Con la mirada puesta en esta "sensibilización", las minorías revolucionarias harán uso de la violencia, con el derecho a “suprimir rivales y opiniones perniciosas”. Por lo mismo, suprimirán la libertad de expresión, en cuanto puede contribuir a la “propagación del error”.
Curiosamente, Marcuse retoma por su cuenta ciertas ilusiones de Marx. El autor de El Capital estaba convencido de que las tensiones que él constataba en los aparatos de producción tenderían a acentuarse hasta alcanzar un máximo de "contradicciones" del que surgiría la revolución comunista. Marcuse declara: “Mi duda más seria en lo que concierne al éxito de la gran sociedad de la abundancia americana reposa sobre su carácter neofascista. La represión va a acentuarse. Las contradicciones internas e internacionales del capitalismo americano van a exacerbarse. La oposición deberá movilizar todas sus fuerzas para evitar que la clase obrera no caiga en manos del fascismo”, etc. (declaraciones a Hans Magnus Enzensberger, en "Demain", 1973).

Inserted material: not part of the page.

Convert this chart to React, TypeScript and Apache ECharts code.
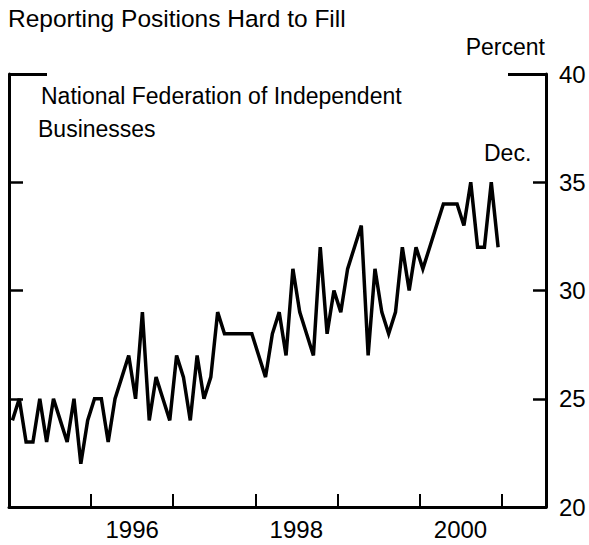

Jean Marabini observa: “Marcuse realiza, para terminar, el sueño de Marx que ansiaba que su revolución mundial se implantase desde América”.
No todo es falso en la crítica marcusiana al principio de rentabilidad, convertido en principio absoluto de las sociedades modernas. Desgraciadamente, su análisis queda completamente arruinado por su sistematismo y su negativismo utópico. Marcuse cree que el retorno al principio de calidad va parejo con el advenimiento de una sociedad "liberada" e hiperigualitaria, cuando en realidad la experiencia histórica ha demostrado todo lo contrario: porque triunfa el igualitarismo, el individuo ha dejado de ser una "persona" para devenir un peón al que una sociedad sin alma ha suprimido su autonomía; porque las sociedades antiguas fueron sociedades inigualitarias y jerarquizadas, porque la "moral" o la racionalidad abstracta no constituyeron sus bases fundamentales, fue posible hacer prevalecer la calidad sobre el rendimiento. Marcuse, aquí, yerra completamente el blanco.
Su teoría de la alienación no es más convincente. No solamente es evidente que toda sociedad aliena, sino también toda existencia, toda presencia en el mundo. La vida no es sino un cúmulo de coacciones, y el placer –líbido– es también alienante, por el hecho mismo de ser afecto, es decir sumisión a otro. El rechazo (soñado) de toda alienación, es pues un rechazo de la vida.
En fin, la tesis de la "tolerancia represiva", junto a aquella de una "felicidad" utópica que convendría imponer, por la fuerza si fuera necesario, a aquellos que no la desean o no la perciben, no puede sino conducir a la más lúgubre de las dictaduras.
“No puede existir una represión tolerante –afirma Jean-François Revel. Toda represión conduce necesariamente a la intolerancia”.
Alasdair MacIntyre ha mostrado de forma suficiente cómo la doctrina marcusiana de la "liberación total" está esbozada sobe el fondo de un nuevo despotismo: “El pueblo no tiene palabras que decir, y las alternativas no son entre la democracia real y la autoridad de una élite, sino entre élites rivales: la élite represiva del presente y la élite liberadora del futuro marcusiano”.
Hablando en claro, la doctrina marcusiana no solamente es falsa, sino que, si estuviese suficientemente extendida en toda su aprehensión, constituiría una barrera efectiva a todo progreso racional y a toda liberación”.